The request =>
Set the lines down again exactly, first line through the line that contains "y_axis_extent = (-0.5, 1.1)", with no pictures.
= = = =
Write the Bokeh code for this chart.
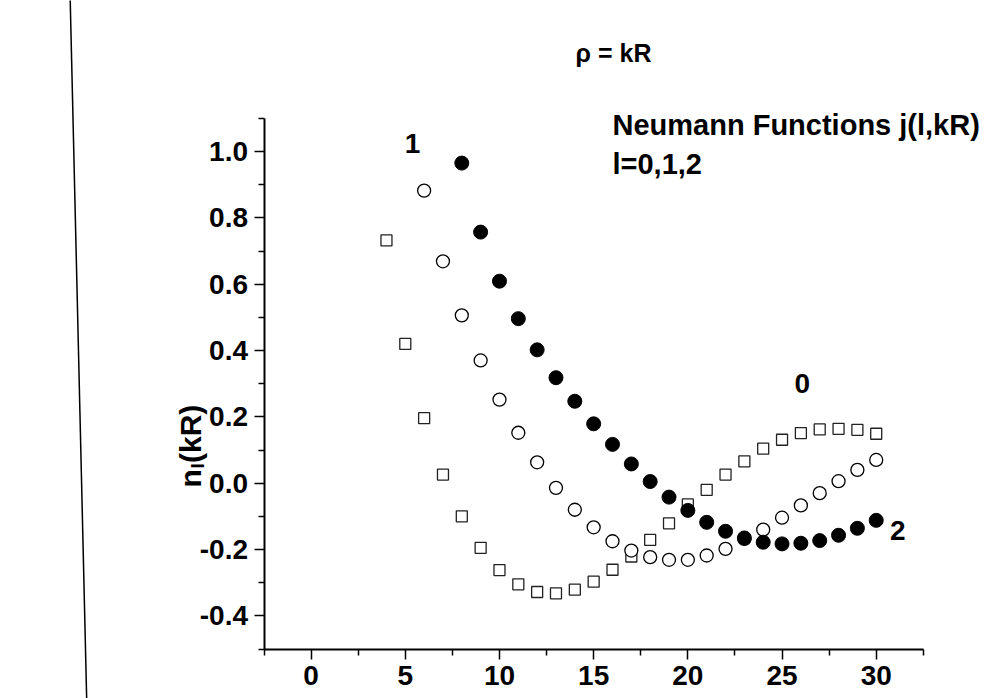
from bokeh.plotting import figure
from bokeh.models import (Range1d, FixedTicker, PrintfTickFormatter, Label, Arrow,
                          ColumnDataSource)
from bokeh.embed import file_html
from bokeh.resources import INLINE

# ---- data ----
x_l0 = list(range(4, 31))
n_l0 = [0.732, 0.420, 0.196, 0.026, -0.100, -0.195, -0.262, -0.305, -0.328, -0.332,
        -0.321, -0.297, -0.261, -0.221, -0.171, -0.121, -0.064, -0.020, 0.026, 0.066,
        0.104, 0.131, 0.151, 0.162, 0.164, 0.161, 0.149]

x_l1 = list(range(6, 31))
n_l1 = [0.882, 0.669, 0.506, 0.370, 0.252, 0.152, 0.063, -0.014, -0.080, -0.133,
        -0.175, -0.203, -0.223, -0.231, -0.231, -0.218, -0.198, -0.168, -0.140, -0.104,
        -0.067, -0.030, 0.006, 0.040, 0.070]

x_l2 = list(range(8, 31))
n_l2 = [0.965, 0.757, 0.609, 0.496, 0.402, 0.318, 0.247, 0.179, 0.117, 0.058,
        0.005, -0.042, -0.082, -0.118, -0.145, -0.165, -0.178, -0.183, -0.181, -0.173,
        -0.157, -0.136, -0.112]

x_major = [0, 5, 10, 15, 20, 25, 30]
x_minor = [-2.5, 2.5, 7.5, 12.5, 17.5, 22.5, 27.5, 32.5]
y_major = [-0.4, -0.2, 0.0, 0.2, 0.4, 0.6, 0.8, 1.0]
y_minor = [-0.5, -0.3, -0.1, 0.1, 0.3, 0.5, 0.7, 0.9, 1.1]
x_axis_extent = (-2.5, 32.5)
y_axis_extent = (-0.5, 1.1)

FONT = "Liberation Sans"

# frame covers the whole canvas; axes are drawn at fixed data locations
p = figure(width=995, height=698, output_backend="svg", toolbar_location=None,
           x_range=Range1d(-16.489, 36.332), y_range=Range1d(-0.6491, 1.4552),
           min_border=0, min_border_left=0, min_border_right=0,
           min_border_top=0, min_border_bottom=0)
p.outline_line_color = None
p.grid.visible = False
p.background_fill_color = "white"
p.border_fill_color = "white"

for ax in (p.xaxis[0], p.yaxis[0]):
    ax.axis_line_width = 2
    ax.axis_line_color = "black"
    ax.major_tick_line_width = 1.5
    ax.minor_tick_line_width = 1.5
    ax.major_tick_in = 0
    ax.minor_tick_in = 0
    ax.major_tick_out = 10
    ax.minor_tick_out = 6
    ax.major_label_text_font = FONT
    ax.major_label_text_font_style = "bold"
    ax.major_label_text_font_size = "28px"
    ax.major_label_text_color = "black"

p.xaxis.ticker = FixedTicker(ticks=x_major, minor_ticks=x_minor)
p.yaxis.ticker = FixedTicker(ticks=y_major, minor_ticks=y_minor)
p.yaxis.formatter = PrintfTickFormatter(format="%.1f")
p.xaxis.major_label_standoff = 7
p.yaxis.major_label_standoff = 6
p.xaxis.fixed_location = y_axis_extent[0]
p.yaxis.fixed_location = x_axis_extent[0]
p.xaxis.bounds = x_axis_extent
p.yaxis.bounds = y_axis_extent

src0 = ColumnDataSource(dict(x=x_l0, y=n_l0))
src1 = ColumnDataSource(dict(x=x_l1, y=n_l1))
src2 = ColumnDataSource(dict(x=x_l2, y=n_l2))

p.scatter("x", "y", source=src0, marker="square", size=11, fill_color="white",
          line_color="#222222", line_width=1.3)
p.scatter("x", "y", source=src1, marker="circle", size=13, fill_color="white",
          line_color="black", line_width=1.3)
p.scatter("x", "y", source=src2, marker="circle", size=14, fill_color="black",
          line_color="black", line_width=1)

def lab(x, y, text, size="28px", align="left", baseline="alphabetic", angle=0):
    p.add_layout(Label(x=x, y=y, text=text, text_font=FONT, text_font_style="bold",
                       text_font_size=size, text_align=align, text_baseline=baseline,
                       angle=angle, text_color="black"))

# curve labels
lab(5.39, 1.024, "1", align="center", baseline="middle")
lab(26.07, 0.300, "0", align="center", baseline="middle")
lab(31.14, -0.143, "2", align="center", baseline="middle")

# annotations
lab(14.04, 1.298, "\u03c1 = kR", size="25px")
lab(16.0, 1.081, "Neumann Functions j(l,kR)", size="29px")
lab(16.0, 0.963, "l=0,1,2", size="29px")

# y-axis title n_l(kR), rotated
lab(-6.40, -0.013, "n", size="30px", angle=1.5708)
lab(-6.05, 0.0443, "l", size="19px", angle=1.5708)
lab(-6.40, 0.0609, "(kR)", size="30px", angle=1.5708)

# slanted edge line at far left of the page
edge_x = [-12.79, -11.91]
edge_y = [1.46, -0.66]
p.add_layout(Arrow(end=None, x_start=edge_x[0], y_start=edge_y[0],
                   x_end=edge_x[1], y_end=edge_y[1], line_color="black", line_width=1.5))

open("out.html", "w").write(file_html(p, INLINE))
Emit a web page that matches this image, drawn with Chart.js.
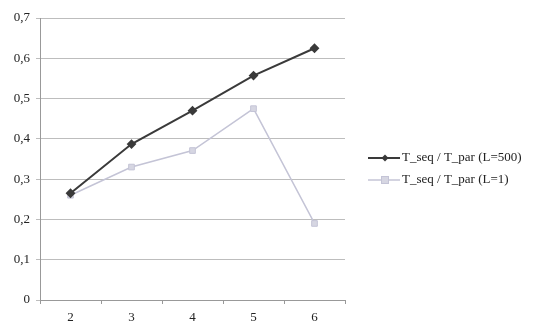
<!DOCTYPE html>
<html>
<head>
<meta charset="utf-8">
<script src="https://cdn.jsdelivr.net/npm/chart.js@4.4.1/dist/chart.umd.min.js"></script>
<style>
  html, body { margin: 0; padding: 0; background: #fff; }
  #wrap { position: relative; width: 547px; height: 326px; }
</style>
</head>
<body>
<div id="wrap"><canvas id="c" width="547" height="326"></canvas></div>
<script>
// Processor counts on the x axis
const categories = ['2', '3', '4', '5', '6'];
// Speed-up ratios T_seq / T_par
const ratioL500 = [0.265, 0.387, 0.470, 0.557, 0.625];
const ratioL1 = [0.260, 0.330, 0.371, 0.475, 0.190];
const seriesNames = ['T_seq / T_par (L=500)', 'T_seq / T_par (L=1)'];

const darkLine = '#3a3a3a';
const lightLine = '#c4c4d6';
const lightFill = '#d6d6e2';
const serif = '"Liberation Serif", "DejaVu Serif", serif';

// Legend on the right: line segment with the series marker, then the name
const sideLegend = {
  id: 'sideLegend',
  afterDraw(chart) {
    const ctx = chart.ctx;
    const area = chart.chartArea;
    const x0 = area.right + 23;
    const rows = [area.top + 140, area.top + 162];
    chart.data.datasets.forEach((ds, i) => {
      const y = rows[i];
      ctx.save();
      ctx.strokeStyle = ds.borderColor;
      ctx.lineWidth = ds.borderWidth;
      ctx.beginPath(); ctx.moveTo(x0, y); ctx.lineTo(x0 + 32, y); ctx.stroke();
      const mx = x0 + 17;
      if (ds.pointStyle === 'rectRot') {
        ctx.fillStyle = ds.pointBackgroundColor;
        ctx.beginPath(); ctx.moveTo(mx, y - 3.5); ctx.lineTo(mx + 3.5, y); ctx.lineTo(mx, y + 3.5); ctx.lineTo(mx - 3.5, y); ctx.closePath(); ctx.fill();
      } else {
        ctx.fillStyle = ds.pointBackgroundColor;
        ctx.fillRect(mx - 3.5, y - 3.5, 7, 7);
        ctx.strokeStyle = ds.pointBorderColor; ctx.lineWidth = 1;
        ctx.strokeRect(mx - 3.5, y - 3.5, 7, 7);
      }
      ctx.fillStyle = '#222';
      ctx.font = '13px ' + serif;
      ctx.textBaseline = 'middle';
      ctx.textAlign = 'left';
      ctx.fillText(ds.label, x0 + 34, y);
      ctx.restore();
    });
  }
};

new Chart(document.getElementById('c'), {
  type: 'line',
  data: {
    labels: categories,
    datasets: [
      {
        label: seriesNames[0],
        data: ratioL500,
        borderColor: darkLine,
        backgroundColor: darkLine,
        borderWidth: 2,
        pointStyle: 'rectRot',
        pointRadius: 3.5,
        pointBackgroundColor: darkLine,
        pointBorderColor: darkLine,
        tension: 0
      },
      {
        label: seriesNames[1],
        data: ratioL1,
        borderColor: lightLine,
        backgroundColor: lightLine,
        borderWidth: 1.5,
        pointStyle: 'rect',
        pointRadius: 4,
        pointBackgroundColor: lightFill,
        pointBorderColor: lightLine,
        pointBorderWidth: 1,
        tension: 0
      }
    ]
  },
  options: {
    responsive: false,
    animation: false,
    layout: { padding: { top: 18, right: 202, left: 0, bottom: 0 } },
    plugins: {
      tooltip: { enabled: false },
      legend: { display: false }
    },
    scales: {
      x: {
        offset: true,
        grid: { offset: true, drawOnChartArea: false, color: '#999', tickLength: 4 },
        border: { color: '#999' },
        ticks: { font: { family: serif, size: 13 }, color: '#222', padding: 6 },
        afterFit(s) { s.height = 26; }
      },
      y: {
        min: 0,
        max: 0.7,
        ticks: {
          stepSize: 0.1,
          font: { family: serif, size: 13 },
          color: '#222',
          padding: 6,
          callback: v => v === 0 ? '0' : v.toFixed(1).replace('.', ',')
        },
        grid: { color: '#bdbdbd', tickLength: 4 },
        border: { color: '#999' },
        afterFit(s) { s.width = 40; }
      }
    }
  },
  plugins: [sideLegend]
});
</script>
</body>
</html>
= = = =
Solved exercise =>
Write the Bokeh code for this chart.
from bokeh.plotting import figure
from bokeh.models import (Range1d, FixedTicker, PrintfTickFormatter, Label, Arrow,
                          ColumnDataSource)
from bokeh.embed import file_html
from bokeh.resources import INLINE

# ---- data ----
x_l0 = list(range(4, 31))
n_l0 = [0.732, 0.420, 0.196, 0.026, -0.100, -0.195, -0.262, -0.305, -0.328, -0.332,
        -0.321, -0.297, -0.261, -0.221, -0.171, -0.121, -0.064, -0.020, 0.026, 0.066,
        0.104, 0.131, 0.151, 0.162, 0.164, 0.161, 0.149]

x_l1 = list(range(6, 31))
n_l1 = [0.882, 0.669, 0.506, 0.370, 0.252, 0.152, 0.063, -0.014, -0.080, -0.133,
        -0.175, -0.203, -0.223, -0.231, -0.231, -0.218, -0.198, -0.168, -0.140, -0.104,
        -0.067, -0.030, 0.006, 0.040, 0.070]

x_l2 = list(range(8, 31))
n_l2 = [0.965, 0.757, 0.609, 0.496, 0.402, 0.318, 0.247, 0.179, 0.117, 0.058,
        0.005, -0.042, -0.082, -0.118, -0.145, -0.165, -0.178, -0.183, -0.181, -0.173,
        -0.157, -0.136, -0.112]

x_major = [0, 5, 10, 15, 20, 25, 30]
x_minor = [-2.5, 2.5, 7.5, 12.5, 17.5, 22.5, 27.5, 32.5]
y_major = [-0.4, -0.2, 0.0, 0.2, 0.4, 0.6, 0.8, 1.0]
y_minor = [-0.5, -0.3, -0.1, 0.1, 0.3, 0.5, 0.7, 0.9, 1.1]
x_axis_extent = (-2.5, 32.5)
y_axis_extent = (-0.5, 1.1)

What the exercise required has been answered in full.